→ **EXTRACTED DATA**:

[start]

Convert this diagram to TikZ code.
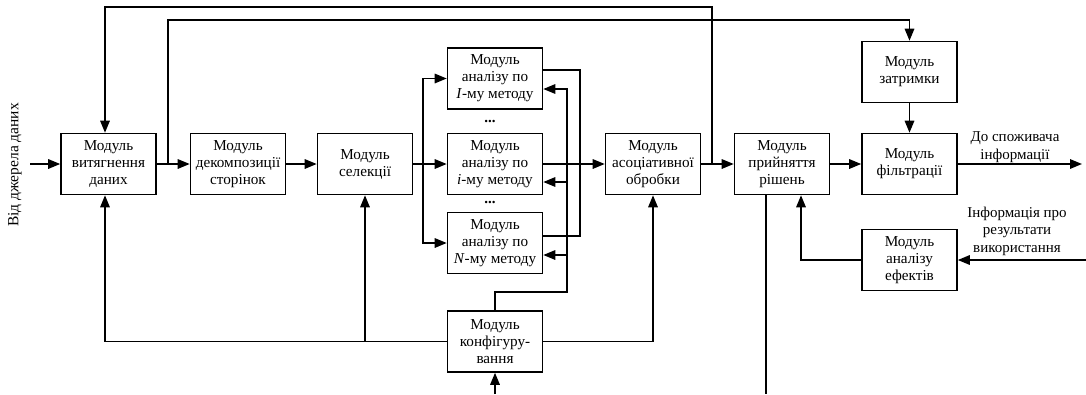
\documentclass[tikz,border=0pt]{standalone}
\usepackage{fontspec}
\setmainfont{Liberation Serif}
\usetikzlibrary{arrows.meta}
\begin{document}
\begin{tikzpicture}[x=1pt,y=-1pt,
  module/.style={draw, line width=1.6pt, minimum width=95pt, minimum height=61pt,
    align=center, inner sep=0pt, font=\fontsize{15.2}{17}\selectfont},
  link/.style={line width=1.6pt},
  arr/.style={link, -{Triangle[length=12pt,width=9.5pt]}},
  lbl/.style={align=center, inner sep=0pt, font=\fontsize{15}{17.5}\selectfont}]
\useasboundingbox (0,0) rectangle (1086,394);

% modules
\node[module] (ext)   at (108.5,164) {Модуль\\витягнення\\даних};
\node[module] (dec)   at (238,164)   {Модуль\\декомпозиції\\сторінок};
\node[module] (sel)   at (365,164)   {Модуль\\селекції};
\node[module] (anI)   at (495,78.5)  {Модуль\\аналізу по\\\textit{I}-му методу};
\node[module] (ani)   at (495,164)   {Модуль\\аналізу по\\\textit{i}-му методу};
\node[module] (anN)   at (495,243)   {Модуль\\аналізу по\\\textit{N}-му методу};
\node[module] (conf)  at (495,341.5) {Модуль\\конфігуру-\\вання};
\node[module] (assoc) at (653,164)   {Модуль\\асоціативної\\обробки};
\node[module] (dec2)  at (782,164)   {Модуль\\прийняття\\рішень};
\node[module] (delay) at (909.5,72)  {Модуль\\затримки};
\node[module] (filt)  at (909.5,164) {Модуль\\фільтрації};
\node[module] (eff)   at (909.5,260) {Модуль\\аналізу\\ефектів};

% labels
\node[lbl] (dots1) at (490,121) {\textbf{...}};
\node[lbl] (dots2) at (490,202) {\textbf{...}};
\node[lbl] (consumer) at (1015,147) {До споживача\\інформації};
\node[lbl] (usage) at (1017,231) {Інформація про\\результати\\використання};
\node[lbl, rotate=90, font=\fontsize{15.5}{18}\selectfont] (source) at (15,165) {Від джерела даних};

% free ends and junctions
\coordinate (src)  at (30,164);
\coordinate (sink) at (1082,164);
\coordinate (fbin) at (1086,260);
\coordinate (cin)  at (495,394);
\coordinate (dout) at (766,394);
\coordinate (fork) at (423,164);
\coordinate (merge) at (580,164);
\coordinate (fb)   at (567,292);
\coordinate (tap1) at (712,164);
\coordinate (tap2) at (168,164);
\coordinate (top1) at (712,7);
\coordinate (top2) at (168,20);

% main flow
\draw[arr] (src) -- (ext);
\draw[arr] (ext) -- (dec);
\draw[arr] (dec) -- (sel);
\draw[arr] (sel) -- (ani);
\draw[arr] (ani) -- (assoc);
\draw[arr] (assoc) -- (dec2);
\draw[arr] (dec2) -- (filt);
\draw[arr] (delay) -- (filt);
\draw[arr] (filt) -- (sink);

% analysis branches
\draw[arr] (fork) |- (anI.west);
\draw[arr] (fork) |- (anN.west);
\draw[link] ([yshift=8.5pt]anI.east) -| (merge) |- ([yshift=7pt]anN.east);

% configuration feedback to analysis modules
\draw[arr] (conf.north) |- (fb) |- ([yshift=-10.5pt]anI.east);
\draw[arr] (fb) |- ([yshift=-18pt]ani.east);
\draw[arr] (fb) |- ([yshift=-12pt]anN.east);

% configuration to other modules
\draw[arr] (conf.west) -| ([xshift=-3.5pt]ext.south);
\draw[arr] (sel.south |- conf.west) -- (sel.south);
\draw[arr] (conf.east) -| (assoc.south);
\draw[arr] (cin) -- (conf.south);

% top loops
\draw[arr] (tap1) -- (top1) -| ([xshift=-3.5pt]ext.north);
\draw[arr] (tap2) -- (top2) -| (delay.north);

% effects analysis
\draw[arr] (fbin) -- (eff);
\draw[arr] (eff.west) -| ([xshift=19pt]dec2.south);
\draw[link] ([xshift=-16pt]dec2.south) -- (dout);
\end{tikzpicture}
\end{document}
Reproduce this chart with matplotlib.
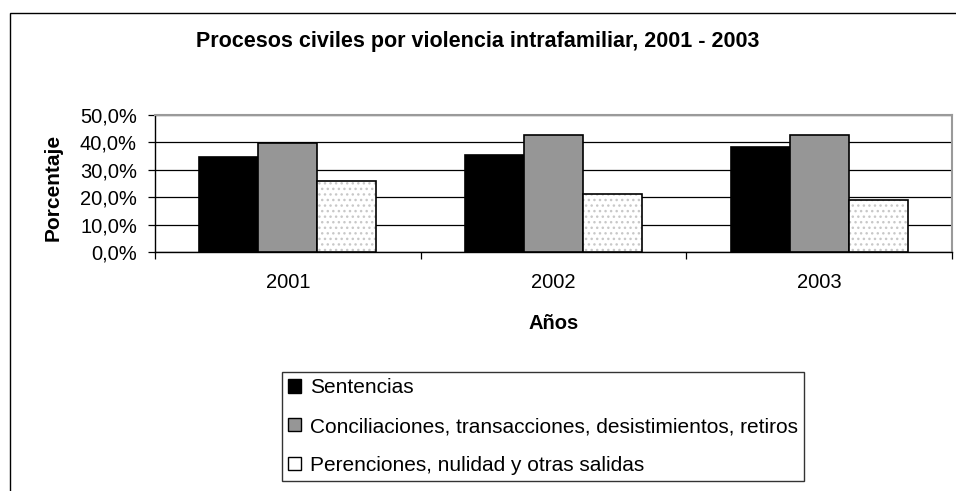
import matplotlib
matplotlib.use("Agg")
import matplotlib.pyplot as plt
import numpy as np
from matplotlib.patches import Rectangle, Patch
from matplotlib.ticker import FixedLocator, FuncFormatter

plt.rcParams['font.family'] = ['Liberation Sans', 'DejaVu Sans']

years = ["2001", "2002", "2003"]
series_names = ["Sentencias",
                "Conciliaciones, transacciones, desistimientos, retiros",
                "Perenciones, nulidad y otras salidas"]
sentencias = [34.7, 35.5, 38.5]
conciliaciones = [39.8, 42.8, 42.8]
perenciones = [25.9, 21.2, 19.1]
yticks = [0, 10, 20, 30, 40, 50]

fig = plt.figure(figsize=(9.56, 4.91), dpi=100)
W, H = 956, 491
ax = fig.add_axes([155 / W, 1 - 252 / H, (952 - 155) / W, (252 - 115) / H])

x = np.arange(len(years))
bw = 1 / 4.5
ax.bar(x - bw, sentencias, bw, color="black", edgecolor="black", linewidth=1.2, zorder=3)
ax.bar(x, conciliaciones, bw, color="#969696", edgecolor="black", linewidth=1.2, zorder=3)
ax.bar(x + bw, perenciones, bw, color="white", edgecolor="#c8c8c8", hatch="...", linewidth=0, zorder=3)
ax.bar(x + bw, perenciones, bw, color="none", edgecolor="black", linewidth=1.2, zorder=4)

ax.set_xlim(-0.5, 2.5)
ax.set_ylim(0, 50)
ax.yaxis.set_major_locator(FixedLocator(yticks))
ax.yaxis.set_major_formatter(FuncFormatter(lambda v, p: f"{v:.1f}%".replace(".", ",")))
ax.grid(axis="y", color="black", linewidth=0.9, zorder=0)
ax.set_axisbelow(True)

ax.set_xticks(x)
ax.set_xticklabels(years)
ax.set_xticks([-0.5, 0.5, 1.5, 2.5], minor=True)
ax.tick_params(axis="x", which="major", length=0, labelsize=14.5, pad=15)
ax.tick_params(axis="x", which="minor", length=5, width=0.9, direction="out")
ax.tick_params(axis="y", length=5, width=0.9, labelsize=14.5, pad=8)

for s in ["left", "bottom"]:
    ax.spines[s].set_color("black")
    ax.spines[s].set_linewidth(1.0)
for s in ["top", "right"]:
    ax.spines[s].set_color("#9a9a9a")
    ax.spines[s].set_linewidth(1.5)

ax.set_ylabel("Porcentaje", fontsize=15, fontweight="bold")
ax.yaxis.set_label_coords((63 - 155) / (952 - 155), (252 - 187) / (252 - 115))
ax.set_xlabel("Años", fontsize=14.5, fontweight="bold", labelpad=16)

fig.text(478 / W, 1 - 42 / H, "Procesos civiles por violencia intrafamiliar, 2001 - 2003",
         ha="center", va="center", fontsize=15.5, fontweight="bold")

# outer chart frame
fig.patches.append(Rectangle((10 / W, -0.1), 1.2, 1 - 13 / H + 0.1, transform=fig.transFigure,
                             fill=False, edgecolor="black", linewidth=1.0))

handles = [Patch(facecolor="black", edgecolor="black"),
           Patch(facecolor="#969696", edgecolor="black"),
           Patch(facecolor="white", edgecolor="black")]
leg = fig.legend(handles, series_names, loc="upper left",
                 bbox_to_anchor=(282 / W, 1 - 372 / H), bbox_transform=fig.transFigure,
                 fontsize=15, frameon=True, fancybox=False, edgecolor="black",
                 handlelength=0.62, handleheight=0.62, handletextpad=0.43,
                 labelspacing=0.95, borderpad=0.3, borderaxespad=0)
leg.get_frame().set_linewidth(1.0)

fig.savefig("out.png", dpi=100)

[end]

→ **GOAL**: Copy nothing but the lines from the top of the material through the line holding "(0,0) rectangle (1086,394);", exactly as written; omit pictures.

→ **WRITTEN SOLUTION**:
Convert this diagram to TikZ code.
\documentclass[tikz,border=0pt]{standalone}
\usepackage{fontspec}
\setmainfont{Liberation Serif}
\usetikzlibrary{arrows.meta}
\begin{document}
\begin{tikzpicture}[x=1pt,y=-1pt,
  module/.style={draw, line width=1.6pt, minimum width=95pt, minimum height=61pt,
    align=center, inner sep=0pt, font=\fontsize{15.2}{17}\selectfont},
  link/.style={line width=1.6pt},
  arr/.style={link, -{Triangle[length=12pt,width=9.5pt]}},
  lbl/.style={align=center, inner sep=0pt, font=\fontsize{15}{17.5}\selectfont}]
\useasboundingbox (0,0) rectangle (1086,394);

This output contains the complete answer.